We decided to build our production system utilizing Amazon SageMaker for real-time inference. Amazon SageMaker provides a multi-tenant, real-time endpoint solution, which could be customized to work with various ML frameworks and supports custom algorithms like the one we developed.

“This is a great example of how Amazon SageMaker can be used to simplify and expedite the development of machine learning-based products at scale. Amazon SageMaker provided AppsFlyer the flexibility to bring their own proprietary ML algorithms and still enjoy the advantages of a managed service. SageMaker is used to train, optimize and deploy multiple machine learning models in a scalable, automated and cost-effective manner. Furthermore, due to the use of Multi-Model Endpoints, AppsFlyer was able to reduce the burden of orchestrating multiple models deployment and updates by simply copying them to S3.”
Orit Alul and Chaitanya Hazarey, AWS Solutions Architects

We also decided to utilize AWS managed services, such as AWS Lambda, Amazon SQS, and AWS DynamoDB in order to speed up the development process, while continuing to gain the scalability and stability that our product required.

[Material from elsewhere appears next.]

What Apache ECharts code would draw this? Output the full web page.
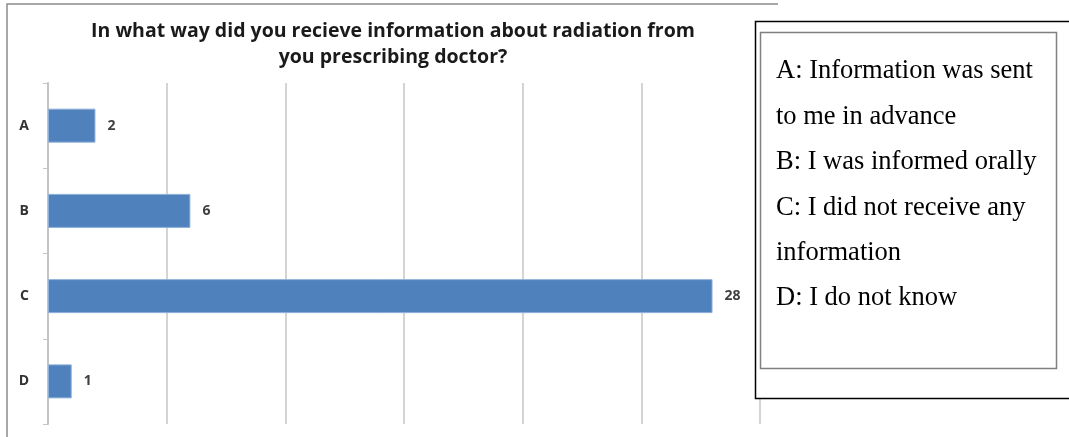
<!DOCTYPE html>
<html>
<head>
<meta charset="utf-8">
<script src="https://cdn.jsdelivr.net/npm/echarts@6/dist/echarts.min.js"></script>
<style>
  html, body { margin: 0; padding: 0; background: #fff; }
  #chart { width: 1069px; height: 437px; }
</style>
</head>
<body>
<div id="chart"></div>
<script>
const categories = ['A', 'B', 'C', 'D'];
const counts = [2, 6, 28, 1];
const titleLines = [
  'In what way did you recieve information about radiation from',
  'you prescribing doctor?'
];
const legendLines = [
  'A: Information was sent',
  'to me in advance',
  'B: I was informed orally',
  'C: I did not receive any',
  'information',
  'D: I do not know'
];

const chart = echarts.init(document.getElementById('chart'));

const legendTexts = legendLines.map((line, i) => ({
  type: 'text',
  left: 776,
  top: 58 + i * 45.4,
  z: 30,
  style: {
    text: line,
    font: '26.5px "Liberation Serif", "Times New Roman", serif',
    fill: '#000'
  }
}));

chart.setOption({
  animation: false,
  title: {
    text: titleLines.join('\n'),
    left: 388,
    top: 13,
    textAlign: 'center',
    textStyle: {
      fontFamily: '"Open Sans", sans-serif',
      fontWeight: 'bold',
      fontSize: 19.5,
      lineHeight: 26,
      color: '#1a1a1a'
    }
  },
  grid: { left: 48, top: 83, width: 712, height: 341 },
  xAxis: {
    type: 'value',
    min: 0,
    max: 30,
    interval: 5,
    axisLabel: { show: false },
    axisLine: { show: false },
    axisTick: { show: false },
    splitLine: { show: true, lineStyle: { color: '#d4d4d4', width: 2 } }
  },
  yAxis: {
    type: 'category',
    data: categories,
    inverse: true,
    axisLine: { show: true, lineStyle: { color: '#c4c4c4', width: 2 } },
    axisTick: { show: true, length: 5, lineStyle: { color: '#c4c4c4', width: 1 } },
    axisLabel: {
      margin: 19,
      fontFamily: '"Open Sans", sans-serif',
      fontWeight: 'bold',
      fontSize: 14,
      color: '#333'
    }
  },
  series: [{
    type: 'bar',
    data: counts,
    barWidth: 34,
    itemStyle: { color: '#4f81bd', borderColor: '#8fb0d8', borderWidth: 1 },
    label: {
      show: true,
      position: 'right',
      distance: 12,
      fontFamily: '"Open Sans", sans-serif',
      fontWeight: 'bold',
      fontSize: 14,
      color: '#404040'
    }
  }],
  graphic: [
    {
      type: 'polyline',
      z: 5,
      shape: { points: [[7, 437], [7, 4], [778, 4]] },
      style: { stroke: '#8c8c8c', lineWidth: 1.5, fill: null }
    },
    {
      type: 'rect',
      z: 20,
      shape: { x: 755.5, y: 21.5, width: 330, height: 377 },
      style: { fill: '#fff', stroke: '#000', lineWidth: 1.5 }
    },
    {
      type: 'rect',
      z: 21,
      shape: { x: 760.5, y: 32.5, width: 296, height: 336 },
      style: { fill: '#fff', stroke: '#808080', lineWidth: 1.5 }
    },
    ...legendTexts
  ]
});
</script>
</body>
</html>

The production system ingests real-time events from client SDKs, arriving via Apache Spark cluster topics. Event data and user metadata is stored in DynamoDB tables and a decision process is performed per each consumed event.

If an inference occurs after the current event, when an inference is decided on, the “predicted” user’s metadata is dispatched to a Lambda function via SQS. The event data is then loaded within the Lambda function, transformed for ML and is sent to SageMaker for inference. Once a result is received it is stored in another DynamoDB table.

This process generates user scores that can be requested by the client’s SDK as SKAdNetwork conversion values at any given time, and are frequently-updated over time to maximize the accuracy of predictions.

Model training

Prior to onboarding a new app to Predict, a training period is required where all of the app’s historical first-party data is analyzed and reviewed using Amazon SageMaker. The process is meant to identify and model different types of correlations, and will be reiterated until satisfactory model accuracy levels are achieved.

The model accuracy is reviewed using multiple statistics; MAE – the mean absolute error of the model (per category), RMSE – the root mean square error, and Cohen’s Kappa to ensure validity and integrity of the model.

Necessary adjustments are made on the model by introducing additional data points, modifying specific events’ relative weights, and labels. This is all in an attempt to perfect the model prior to launch.

Once onboarding is complete and the campaigns launch, new users will start downloading and engaging with the app, generating new data through the AppsFlyer SDK.

Predict calculates a user’s benefit score based on the three pillars of Engagement, Retention, and Monetization. This benefit score is compared to the campaign cost to provide a comprehensive, actionable score.

The score re-evaluation process is consistently repeated during the user’s measurement window (usually 24 hours) with the goal of producing an accurate predictive score.

As with other AppsFlyer products, AWS’s infrastructure allows us to operate this complex operation at scale, and products like Amazon SageMaker permits us to operate it in a multitenant form that enables us to create, and operate unique predictive models across different apps and developers in a siloed manner.

Predictive analytics not only provide us a significant competitive advantage through the ability to foresee what’s up ahead, it also provides a significant leap forward in terms of the way we optimize and market our products.

No longer does it matter who the user is, but only what their behavior can tell us.